Exercise description | From the first line of the data below through the line holding "import seaborn as sns", output each line exactly and leave the pictures out.
--- Begin Data section ---
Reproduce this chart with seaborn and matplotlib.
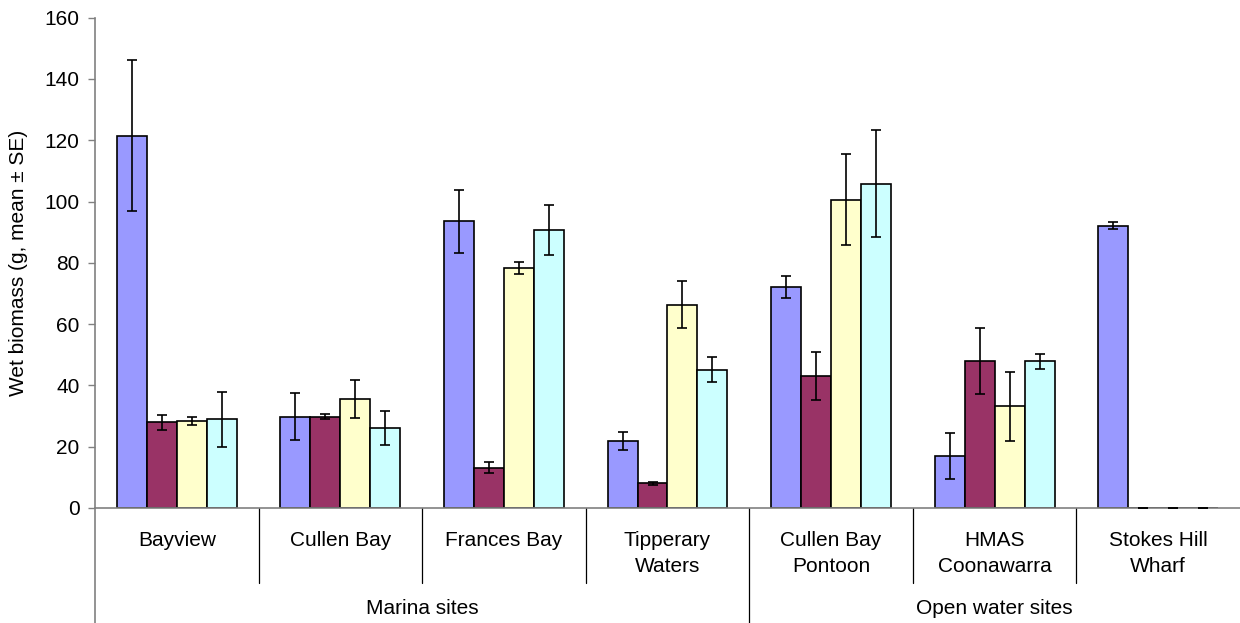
import numpy as np
import pandas as pd
import matplotlib.pyplot as plt
import matplotlib.transforms as mtransforms
import seaborn as sns

sites = ["Bayview", "Cullen Bay", "Frances Bay", "Tipperary\nWaters",
         "Cullen Bay\nPontoon", "HMAS\nCoonawarra", "Stokes Hill\nWharf"]
groups = ["Marina sites", "Open water sites"]
group_centers = [1.5, 5.0]
series = ["S1", "S2", "S3", "S4"]

mean_s1 = [121.5, 29.8, 93.6, 21.8, 72.2, 17.0, 92.1]
mean_s2 = [28.0, 29.8, 13.2, 8.1, 43.1, 47.9, 0.0]
mean_s3 = [28.4, 35.6, 78.4, 66.4, 100.6, 33.2, 0.0]
mean_s4 = [29.0, 26.1, 90.7, 45.1, 105.8, 47.9, 0.0]

se_s1 = [24.6, 7.6, 10.3, 3.0, 3.6, 7.4, 1.2]
se_s2 = [2.4, 0.9, 1.7, 0.5, 7.7, 10.7, 0.0]
se_s3 = [1.4, 6.2, 2.0, 7.8, 14.9, 11.2, 0.0]
se_s4 = [9.0, 5.5, 8.3, 4.1, 17.4, 2.4, 0.0]

colors = ["#9999FF", "#993366", "#FFFFCC", "#CCFFFF"]

means = [mean_s1, mean_s2, mean_s3, mean_s4]
ses = [se_s1, se_s2, se_s3, se_s4]
df = pd.DataFrame({
    "site": sites * 4,
    "series": np.repeat(series, len(sites)),
    "mean": np.concatenate(means),
})

sns.set_style("white")
plt.rcParams["font.family"] = ["Liberation Sans", "DejaVu Sans"]
plt.rcParams["text.color"] = "black"
plt.rcParams["axes.labelcolor"] = "black"
plt.rcParams["ytick.labelcolor"] = "black"

fs = 15

fig = plt.figure(figsize=(12.4, 6.23), dpi=100)
ax = fig.add_axes([0.0766, 0.1846, 0.9234, 0.787])

sns.barplot(data=df, x="site", y="mean", hue="series", order=sites,
            hue_order=series, palette=colors, width=0.733, errorbar=None,
            edgecolor="black", linewidth=1.2, saturation=1, legend=False, ax=ax)

# error bars (mean +- SE) at the bar centres
for cont, se in zip(ax.containers, ses):
    xs = [b.get_x() + b.get_width() / 2 for b in cont]
    hs = [b.get_height() for b in cont]
    ax.errorbar(xs, hs, yerr=se, fmt="none", ecolor="black",
                elinewidth=1.2, capsize=3.3, capthick=1.2, zorder=5)

ax.set_xlim(-0.5, 6.5)
ax.set_ylim(0, 160)
ax.set_yticks(np.arange(0, 161, 20))
ax.tick_params(axis="y", labelsize=fs, length=5, width=1, color="#808080",
               labelcolor="black", left=True, pad=6)
ax.set_xticks([])
ax.set_xlabel("")
ax.set_ylabel("Wet biomass (g, mean \u00b1 SE)", fontsize=fs, labelpad=12,
              color="black")

for side in ["top", "right"]:
    ax.spines[side].set_visible(False)
for side in ["left", "bottom"]:
    ax.spines[side].set_color("#808080")
    ax.spines[side].set_linewidth(1.2)

# two level category axis
trans = mtransforms.blended_transform_factory(ax.transData, ax.transAxes)
for i in range(len(sites) - 1):
    x = i + 0.5
    y_end = -0.236 if x == 3.5 else -0.153
    ax.plot([x, x], [0, y_end], color="black", lw=0.9, transform=trans,
            clip_on=False)
ax.plot([-0.5, -0.5], [0, -0.236], color="#808080", lw=1.2, transform=trans,
        clip_on=False)

for i, s in enumerate(sites):
    ax.text(i, -0.046, s, transform=trans, ha="center", va="top",
            fontsize=fs, linespacing=1.5, color="black")
for g, c in zip(groups, group_centers):
    ax.text(c, -0.205, g, transform=trans, ha="center", va="center",
            fontsize=fs, color="black")

fig.savefig("out.png", dpi=100)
--- End Data section ---
Output |
Reproduce this chart with seaborn and matplotlib.
import numpy as np
import pandas as pd
import matplotlib.pyplot as plt
import matplotlib.transforms as mtransforms
import seaborn as sns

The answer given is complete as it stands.